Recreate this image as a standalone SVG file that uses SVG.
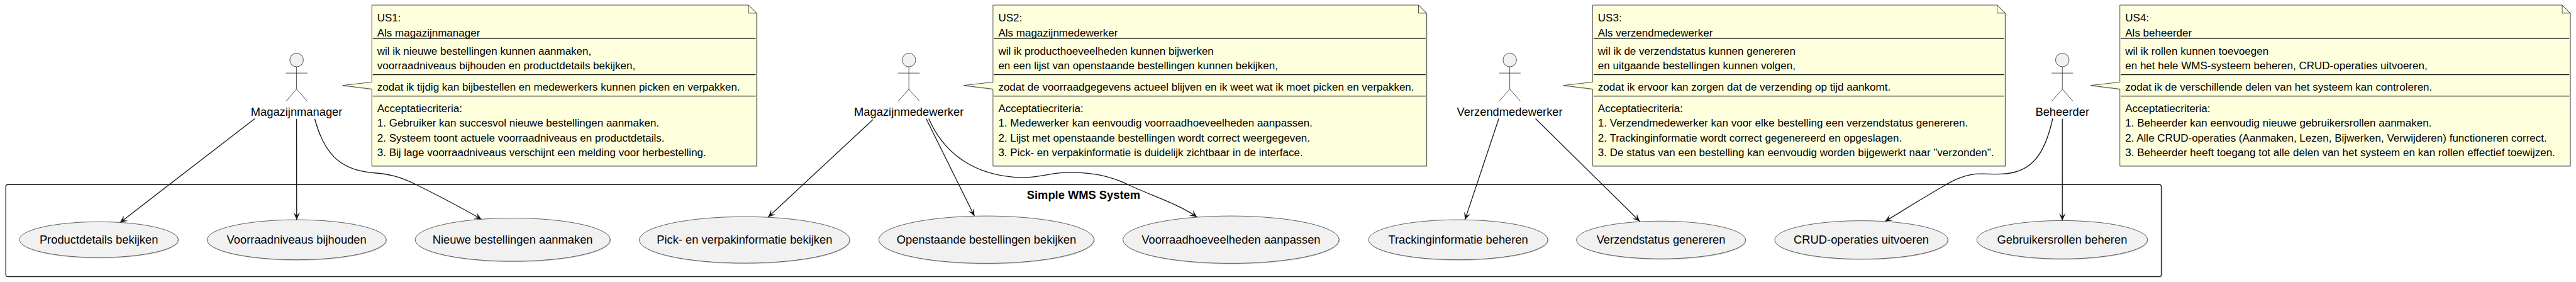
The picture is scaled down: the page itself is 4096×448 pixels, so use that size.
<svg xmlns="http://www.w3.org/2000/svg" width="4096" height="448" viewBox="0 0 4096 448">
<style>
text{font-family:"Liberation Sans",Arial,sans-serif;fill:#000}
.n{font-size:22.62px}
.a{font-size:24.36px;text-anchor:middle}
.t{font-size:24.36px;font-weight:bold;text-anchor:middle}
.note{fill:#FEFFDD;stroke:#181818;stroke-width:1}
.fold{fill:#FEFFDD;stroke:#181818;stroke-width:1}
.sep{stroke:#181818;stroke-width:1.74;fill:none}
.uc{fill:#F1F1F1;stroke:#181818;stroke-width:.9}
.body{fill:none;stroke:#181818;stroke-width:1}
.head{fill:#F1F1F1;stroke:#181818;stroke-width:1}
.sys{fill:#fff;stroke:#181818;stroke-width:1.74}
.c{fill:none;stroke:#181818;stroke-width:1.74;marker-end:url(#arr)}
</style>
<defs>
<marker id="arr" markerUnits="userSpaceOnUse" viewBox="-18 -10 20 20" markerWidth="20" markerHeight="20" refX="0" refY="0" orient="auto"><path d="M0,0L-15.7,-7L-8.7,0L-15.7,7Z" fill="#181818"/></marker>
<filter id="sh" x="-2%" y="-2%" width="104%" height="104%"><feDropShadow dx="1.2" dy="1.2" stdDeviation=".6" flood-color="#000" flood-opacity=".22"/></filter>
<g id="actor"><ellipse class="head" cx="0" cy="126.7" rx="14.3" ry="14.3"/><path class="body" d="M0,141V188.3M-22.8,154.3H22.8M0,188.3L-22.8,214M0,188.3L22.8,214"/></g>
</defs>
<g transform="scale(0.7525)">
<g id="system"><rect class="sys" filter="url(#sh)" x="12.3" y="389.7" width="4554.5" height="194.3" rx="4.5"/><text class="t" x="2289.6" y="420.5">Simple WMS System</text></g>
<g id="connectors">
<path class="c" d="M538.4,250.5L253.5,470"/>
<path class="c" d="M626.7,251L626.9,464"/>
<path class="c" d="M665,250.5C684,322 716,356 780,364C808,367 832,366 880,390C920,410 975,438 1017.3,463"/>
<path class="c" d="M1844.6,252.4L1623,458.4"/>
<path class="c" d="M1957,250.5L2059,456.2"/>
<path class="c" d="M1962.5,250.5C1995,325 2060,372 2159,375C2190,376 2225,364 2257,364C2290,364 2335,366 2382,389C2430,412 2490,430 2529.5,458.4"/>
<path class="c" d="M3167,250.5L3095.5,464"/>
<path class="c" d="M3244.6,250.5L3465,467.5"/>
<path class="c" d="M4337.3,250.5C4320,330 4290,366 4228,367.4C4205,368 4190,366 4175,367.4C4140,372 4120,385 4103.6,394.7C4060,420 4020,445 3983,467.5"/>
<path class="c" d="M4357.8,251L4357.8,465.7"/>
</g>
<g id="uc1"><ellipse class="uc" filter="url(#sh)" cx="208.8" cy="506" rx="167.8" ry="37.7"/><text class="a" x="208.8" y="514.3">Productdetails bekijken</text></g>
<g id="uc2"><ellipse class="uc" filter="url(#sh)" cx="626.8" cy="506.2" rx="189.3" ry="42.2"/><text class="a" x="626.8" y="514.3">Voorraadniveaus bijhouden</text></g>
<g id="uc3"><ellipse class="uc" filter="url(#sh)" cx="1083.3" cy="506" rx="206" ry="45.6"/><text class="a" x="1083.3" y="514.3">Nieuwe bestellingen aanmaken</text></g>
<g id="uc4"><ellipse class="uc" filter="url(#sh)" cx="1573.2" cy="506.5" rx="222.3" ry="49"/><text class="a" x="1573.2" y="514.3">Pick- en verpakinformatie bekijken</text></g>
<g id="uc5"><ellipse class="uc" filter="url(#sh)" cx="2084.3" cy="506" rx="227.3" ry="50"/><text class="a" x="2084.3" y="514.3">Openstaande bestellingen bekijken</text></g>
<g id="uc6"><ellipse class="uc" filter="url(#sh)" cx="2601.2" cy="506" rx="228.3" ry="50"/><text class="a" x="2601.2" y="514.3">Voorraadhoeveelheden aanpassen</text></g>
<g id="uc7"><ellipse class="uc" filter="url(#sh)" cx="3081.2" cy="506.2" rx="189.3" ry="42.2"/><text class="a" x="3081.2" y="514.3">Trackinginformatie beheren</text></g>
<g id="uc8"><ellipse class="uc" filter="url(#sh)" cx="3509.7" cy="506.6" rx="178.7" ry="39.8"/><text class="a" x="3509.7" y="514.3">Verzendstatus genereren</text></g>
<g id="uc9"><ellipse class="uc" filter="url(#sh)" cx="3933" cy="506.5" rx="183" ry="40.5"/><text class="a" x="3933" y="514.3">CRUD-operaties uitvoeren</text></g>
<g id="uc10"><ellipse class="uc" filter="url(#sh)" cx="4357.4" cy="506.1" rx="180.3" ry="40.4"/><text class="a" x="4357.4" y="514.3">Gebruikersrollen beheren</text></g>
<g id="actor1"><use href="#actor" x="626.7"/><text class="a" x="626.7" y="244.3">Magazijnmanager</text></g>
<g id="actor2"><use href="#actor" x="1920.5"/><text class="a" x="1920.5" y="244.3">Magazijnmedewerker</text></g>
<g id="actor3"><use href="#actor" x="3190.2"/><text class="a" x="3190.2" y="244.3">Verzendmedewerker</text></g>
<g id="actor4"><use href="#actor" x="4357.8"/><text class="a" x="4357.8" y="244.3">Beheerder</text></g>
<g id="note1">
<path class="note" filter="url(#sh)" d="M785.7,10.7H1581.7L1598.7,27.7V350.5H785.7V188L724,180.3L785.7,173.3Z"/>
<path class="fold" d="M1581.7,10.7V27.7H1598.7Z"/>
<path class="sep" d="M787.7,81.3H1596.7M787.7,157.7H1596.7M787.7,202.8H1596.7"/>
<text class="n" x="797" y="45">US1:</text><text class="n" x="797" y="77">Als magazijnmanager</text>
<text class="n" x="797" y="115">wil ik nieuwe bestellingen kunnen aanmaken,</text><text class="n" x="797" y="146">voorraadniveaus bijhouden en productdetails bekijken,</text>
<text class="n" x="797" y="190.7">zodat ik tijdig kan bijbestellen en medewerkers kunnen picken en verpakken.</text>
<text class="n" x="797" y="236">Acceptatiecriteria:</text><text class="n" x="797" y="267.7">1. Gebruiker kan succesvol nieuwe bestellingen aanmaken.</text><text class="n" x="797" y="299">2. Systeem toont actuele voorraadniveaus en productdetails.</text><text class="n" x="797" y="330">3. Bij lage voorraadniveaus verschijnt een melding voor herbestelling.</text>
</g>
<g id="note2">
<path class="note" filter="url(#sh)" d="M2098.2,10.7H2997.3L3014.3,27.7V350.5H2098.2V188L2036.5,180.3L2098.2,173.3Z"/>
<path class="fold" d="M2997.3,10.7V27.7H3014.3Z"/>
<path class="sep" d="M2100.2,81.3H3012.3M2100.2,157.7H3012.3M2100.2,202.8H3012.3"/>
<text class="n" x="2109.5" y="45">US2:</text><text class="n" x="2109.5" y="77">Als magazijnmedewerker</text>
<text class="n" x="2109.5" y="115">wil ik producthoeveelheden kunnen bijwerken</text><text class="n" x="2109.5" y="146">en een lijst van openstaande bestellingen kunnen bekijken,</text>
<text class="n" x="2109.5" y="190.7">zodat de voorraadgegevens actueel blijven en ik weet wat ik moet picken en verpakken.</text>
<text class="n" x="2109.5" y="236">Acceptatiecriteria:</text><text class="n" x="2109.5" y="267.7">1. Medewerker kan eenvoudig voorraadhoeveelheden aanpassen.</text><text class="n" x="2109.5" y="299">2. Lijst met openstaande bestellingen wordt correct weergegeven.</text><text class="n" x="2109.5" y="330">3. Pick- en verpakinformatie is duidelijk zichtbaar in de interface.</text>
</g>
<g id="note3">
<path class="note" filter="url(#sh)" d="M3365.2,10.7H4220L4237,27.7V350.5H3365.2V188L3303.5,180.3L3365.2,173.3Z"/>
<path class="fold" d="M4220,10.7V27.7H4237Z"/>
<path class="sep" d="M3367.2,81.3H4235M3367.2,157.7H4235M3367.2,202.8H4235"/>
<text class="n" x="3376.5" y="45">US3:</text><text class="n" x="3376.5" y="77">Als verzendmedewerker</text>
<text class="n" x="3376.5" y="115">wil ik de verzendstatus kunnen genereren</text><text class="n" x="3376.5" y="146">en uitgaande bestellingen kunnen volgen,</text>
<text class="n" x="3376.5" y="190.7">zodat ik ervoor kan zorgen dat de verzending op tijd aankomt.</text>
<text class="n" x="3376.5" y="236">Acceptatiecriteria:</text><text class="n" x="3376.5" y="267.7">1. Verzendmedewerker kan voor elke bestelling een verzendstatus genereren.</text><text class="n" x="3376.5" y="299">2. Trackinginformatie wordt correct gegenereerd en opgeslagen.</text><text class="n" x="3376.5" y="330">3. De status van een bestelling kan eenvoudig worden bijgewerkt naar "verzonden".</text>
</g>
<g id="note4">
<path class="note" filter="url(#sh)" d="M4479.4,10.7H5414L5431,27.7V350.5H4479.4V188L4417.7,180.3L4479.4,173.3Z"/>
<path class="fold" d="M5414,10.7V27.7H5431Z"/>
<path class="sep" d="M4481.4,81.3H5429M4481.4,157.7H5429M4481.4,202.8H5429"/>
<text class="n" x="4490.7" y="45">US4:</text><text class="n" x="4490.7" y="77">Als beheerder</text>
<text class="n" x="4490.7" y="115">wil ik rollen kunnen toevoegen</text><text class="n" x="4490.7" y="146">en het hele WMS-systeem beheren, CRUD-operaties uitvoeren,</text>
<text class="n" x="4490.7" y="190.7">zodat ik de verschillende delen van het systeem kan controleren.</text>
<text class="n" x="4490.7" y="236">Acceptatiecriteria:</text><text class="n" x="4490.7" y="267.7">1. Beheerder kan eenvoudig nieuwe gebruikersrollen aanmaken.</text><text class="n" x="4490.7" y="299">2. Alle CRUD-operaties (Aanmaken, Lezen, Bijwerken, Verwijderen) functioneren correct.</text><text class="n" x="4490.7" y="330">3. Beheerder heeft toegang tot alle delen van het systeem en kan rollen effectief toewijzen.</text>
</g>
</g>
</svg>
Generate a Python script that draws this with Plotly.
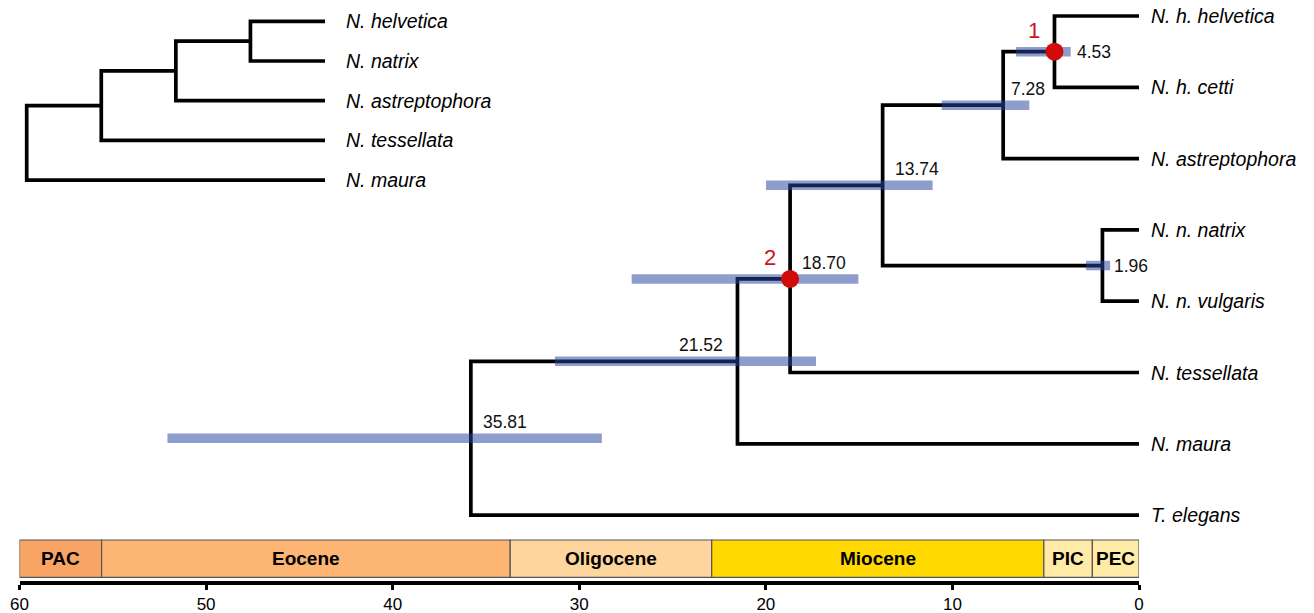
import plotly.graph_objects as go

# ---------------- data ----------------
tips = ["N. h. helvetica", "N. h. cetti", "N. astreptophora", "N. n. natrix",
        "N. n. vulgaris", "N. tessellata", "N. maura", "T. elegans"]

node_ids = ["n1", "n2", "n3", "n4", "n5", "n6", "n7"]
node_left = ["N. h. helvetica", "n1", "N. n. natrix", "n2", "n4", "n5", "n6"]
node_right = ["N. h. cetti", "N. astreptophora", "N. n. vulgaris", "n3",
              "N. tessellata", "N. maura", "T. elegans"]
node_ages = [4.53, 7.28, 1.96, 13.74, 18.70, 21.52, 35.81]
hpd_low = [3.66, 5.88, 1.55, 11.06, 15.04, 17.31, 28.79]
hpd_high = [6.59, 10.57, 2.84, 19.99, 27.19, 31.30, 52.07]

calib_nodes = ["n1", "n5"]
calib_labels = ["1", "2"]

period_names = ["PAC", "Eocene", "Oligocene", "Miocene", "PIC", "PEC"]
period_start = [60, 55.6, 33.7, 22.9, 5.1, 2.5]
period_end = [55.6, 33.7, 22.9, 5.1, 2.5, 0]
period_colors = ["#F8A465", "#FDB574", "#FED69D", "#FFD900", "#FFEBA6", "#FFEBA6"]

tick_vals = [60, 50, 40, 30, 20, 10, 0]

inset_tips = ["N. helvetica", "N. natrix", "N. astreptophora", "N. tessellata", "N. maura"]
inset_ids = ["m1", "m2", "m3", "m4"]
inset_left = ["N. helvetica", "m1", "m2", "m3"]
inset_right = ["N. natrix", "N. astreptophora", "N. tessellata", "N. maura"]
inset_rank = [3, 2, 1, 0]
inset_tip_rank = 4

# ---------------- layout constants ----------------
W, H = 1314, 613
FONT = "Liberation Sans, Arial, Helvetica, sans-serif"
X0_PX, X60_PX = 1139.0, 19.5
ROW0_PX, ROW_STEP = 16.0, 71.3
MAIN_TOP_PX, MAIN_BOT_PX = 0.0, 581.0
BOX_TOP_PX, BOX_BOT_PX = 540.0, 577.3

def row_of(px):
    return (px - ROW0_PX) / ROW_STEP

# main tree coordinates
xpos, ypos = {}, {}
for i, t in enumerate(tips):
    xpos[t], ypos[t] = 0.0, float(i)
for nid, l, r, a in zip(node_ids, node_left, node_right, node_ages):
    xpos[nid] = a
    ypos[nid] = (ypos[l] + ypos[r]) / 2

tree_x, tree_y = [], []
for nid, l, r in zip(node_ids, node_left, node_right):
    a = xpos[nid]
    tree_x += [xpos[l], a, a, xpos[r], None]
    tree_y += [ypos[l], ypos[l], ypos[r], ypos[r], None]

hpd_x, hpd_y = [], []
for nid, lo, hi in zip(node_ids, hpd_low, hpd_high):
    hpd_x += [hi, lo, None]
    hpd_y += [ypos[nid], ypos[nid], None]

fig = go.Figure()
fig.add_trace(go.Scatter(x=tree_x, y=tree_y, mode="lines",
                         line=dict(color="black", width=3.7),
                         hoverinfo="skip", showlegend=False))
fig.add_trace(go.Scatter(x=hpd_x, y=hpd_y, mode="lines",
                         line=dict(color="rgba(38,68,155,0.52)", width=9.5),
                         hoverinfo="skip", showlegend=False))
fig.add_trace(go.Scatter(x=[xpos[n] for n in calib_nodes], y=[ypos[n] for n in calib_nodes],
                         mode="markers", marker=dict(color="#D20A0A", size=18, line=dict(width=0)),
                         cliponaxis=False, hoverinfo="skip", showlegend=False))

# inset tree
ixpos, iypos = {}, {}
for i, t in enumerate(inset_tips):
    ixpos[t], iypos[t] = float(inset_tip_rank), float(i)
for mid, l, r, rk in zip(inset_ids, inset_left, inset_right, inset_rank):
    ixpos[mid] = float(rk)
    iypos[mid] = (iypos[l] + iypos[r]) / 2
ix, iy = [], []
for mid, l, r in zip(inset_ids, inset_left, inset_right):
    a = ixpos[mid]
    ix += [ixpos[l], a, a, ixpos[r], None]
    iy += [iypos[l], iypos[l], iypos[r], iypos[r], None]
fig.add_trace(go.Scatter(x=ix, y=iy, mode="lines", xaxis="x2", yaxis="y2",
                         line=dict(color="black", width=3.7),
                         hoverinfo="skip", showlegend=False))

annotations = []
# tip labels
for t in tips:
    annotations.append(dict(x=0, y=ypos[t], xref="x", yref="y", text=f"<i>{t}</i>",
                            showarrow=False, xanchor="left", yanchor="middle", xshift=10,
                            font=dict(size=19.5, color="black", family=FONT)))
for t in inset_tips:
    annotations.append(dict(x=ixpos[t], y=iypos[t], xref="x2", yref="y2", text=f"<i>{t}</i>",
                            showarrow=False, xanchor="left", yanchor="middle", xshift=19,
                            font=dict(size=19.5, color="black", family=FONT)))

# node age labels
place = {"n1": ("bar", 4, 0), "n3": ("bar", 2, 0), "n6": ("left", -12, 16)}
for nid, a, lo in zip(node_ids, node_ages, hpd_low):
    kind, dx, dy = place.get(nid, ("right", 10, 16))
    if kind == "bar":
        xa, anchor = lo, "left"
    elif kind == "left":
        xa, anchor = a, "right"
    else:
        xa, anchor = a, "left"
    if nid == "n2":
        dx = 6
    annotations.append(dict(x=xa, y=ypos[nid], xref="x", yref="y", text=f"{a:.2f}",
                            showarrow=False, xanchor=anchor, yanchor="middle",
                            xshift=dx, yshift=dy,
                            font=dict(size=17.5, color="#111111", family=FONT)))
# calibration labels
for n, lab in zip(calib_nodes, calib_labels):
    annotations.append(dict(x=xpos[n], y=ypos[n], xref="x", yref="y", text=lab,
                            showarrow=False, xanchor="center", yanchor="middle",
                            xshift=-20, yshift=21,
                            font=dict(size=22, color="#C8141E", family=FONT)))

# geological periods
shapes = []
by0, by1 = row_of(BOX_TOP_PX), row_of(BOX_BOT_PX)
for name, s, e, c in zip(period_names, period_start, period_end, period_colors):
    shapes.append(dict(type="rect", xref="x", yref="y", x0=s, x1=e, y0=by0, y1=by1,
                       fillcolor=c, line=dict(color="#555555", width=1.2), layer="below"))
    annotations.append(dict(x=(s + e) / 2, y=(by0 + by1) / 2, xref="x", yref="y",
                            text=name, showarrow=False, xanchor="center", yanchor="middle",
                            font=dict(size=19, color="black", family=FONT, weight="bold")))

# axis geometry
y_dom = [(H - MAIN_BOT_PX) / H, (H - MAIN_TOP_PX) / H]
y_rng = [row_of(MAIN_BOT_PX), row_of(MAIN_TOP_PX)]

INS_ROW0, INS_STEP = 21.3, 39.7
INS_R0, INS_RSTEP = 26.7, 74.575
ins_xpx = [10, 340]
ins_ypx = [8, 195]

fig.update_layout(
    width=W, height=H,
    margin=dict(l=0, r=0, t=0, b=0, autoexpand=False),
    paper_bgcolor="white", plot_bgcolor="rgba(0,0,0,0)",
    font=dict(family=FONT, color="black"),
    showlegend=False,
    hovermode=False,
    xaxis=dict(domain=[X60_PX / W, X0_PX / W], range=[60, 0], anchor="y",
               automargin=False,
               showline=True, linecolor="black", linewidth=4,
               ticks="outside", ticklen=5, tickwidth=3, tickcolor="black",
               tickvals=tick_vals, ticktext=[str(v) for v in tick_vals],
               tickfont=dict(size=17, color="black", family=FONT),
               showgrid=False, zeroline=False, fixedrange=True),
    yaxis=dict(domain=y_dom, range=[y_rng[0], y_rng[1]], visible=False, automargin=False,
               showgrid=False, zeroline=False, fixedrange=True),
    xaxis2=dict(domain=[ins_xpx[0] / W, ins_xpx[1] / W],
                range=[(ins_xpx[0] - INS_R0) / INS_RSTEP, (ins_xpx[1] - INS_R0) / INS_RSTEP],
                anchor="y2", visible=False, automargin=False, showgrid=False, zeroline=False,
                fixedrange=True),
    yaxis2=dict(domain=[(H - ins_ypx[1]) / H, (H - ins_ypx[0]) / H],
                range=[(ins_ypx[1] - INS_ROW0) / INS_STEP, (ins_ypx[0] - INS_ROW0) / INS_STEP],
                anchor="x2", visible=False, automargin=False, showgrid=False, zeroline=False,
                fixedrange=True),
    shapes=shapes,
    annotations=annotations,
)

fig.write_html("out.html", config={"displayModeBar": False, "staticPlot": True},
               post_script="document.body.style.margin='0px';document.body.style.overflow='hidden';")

⁂

# The problem
Which lines include the word "that"? List them all.

# Full answer
Recreate this image as a standalone SVG file that uses SVG.
The picture is scaled down: the page itself is 4096×448 pixels, so use that size.
Generate a Python script that draws this with Plotly.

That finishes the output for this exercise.